Entry of household linen
After furniture came into Punjabi homes, the need for household linen was also felt. Articles similar to the ones used in European homes became the norm. Forbes J Watson (1866) in ‘The Textile Manufactures and the Costumes of the People of India’ mentions western-style items like table napkins, doilies and pocket-handkerchiefs earlier being used only by the Europeans. TN Mukharji (1888) writes in ‘Art Manufactures of India’ about embroidered mantel covers, table covers, chair covers, tea-cosies and cushions used by the Europeans.
As the availability of household linen was limited, Punjabi women started making their own linen, embroidering these with European motifs. New embroidery patterns emerged, heavily influenced by European styles.
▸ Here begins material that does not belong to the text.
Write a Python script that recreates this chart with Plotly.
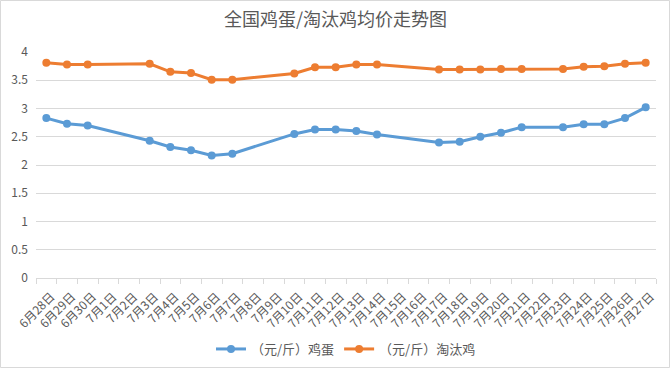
import plotly.graph_objects as go

categories = ["6月28日", "6月29日", "6月30日", "7月1日", "7月2日", "7月3日", "7月4日", "7月5日",
              "7月6日", "7月7日", "7月8日", "7月9日", "7月10日", "7月11日", "7月12日", "7月13日",
              "7月14日", "7月15日", "7月16日", "7月17日", "7月18日", "7月19日", "7月20日", "7月21日",
              "7月22日", "7月23日", "7月24日", "7月25日", "7月26日", "7月27日"]

egg = [2.83, 2.73, 2.70, None, None, 2.43, 2.32, 2.26, 2.17, 2.20, None, None, 2.55, 2.63, 2.63, 2.60,
       2.54, None, None, 2.40, 2.41, 2.50, 2.57, 2.67, None, 2.67, 2.72, 2.72, 2.83, 3.02]
hen = [3.81, 3.78, 3.78, None, None, 3.79, 3.65, 3.63, 3.51, 3.51, None, None, 3.62, 3.73, 3.73, 3.78,
       3.78, None, None, 3.69, 3.69, 3.69, 3.70, 3.70, None, 3.70, 3.74, 3.75, 3.79, 3.81]

y_ticks = [0, 0.5, 1, 1.5, 2, 2.5, 3, 3.5, 4]
y_labels = ["0", "0.5", "1", "1.5", "2", "2.5", "3", "3.5", "4"]

FONT = "Noto Sans CJK SC, Microsoft YaHei, sans-serif"
TXT = "#595959"

fig = go.Figure()
fig.add_trace(go.Scatter(x=categories, y=egg, name="（元/斤）鸡蛋", mode="lines+markers",
                         connectgaps=True, line=dict(color="#5B9BD5", width=3),
                         marker=dict(size=8, color="#5B9BD5")))
fig.add_trace(go.Scatter(x=categories, y=hen, name="（元/斤）淘汰鸡", mode="lines+markers",
                         connectgaps=True, line=dict(color="#ED7D31", width=3),
                         marker=dict(size=8, color="#ED7D31")))

W, H = 671, 369
ml, mr, mt, mb = 36, 15, 52, 91
pw, ph = W - ml - mr, H - mt - mb

fig.update_layout(
    width=W, height=H,
    margin=dict(l=ml, r=mr, t=mt, b=mb, autoexpand=False),
    paper_bgcolor="white", plot_bgcolor="white",
    font=dict(family=FONT, color=TXT, size=12),
    title=dict(text="全国鸡蛋/淘汰鸡均价走势图", x=0.5, xanchor="center", y=1 - 20 / H, yanchor="middle",
               font=dict(size=18, color=TXT, family=FONT)),
    showlegend=True,
    legend=dict(orientation="h", x=0.5, xanchor="center", y=-(349 - mt - ph) / ph, yanchor="middle",
                font=dict(size=13, color=TXT), itemwidth=30),
    xaxis=dict(type="category", tickangle=-45, showgrid=False, showline=True, linecolor="#d9d9d9",
               linewidth=1, ticks="outside", tickson="boundaries", ticklen=5, tickcolor="#d9d9d9",
               tickfont=dict(size=12, color=TXT), range=[-0.5, len(categories) - 0.5],
               automargin=False, ticklabelstandoff=6, ticklabelshift=5),
    yaxis=dict(range=[0, 4], tickvals=y_ticks, ticktext=y_labels, showgrid=True, gridcolor="#d9d9d9",
               gridwidth=1, zeroline=False, showline=False, ticks="", ticklabelstandoff=7,
               tickfont=dict(size=12, color=TXT), automargin=False),
    shapes=[dict(type="rect", xref="paper", yref="paper",
                 x0=-(ml - 0.5) / pw, x1=1 + (mr - 1.5) / pw,
                 y0=-(mb - 1.5) / ph, y1=1 + (mt - 0.5) / ph,
                 line=dict(color="#d9d9d9", width=1), fillcolor="rgba(0,0,0,0)", layer="below")],
)

fig.write_html("out.html", config={"displayModeBar": False},
               post_script="document.body.style.margin='0';document.body.style.overflow='hidden';")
These became popular and both urban and rural women started embroidering linen. Slowly, articles like the mezposh (tablecloth), tea cosies, tray covers, napkins, angeethiposh (mantel covers) and sofa back covers entered Punjabi homes.
By the time the British rule ended, many Punjabi homes had western furniture. People’s lifestyle changed irrevocably and became similar to western lifestyles. Clubs and Army messes now served colonial-style meals: soup, roast chicken, baked vegetables in white sauce, cutlets, stew or steak, pudding, etc. European-style furniture had changed the lives of Indians forever.
Evolving embroidery styles
- The popular embroideries of the early 20th century Punjab were dasooti and bharvin.
- The name dasooti comes from the cloth on which embroidery was done. Cotton cloth of different thicknesses was woven in Punjab in the second half of 19th century. If woven with one thread used for warp and weft, it was called eksuti; if woven with two threads together, it became dosooti or dasooti, and similarly, tinsuti (three threads) and chausuti (four threads).
- Dasooti embroidery was really cross-stitch embroidery with geometric motifs or stylised flowers on white cloth known by the same name.
- Bharvin, as the name suggests, was a type of embroidery in which the prominent stitch was the filling stitch, though other stitches were also used. The most widely used material for it was white lattha, coarse cotton fabric commonly used in Punjab.
- As both these styles of embroidery were taught in schools from class VI onwards, their use became widespread. Western motifs like roses, flower basket, tulips, hollyhock, etc, were popular.
- Another factor responsible for spread of the European embroidery styles was the availability of magazines, pattern books and iron-on transfer design sheets from abroad, available in local shops. These came with instructions that ensured similarity between embroideries by Punjabi and European women.
- Embroidery transfer design sheets in Europe were invented in 1875. These were commercially available in Europe by the end of the 19th century. These designs had line drawings made with ink on thin paper that had a low melting point. By using hot iron, the design was transferred onto the fabric. Briggs and Dighton transfers were popular and were used by the women of Punjab.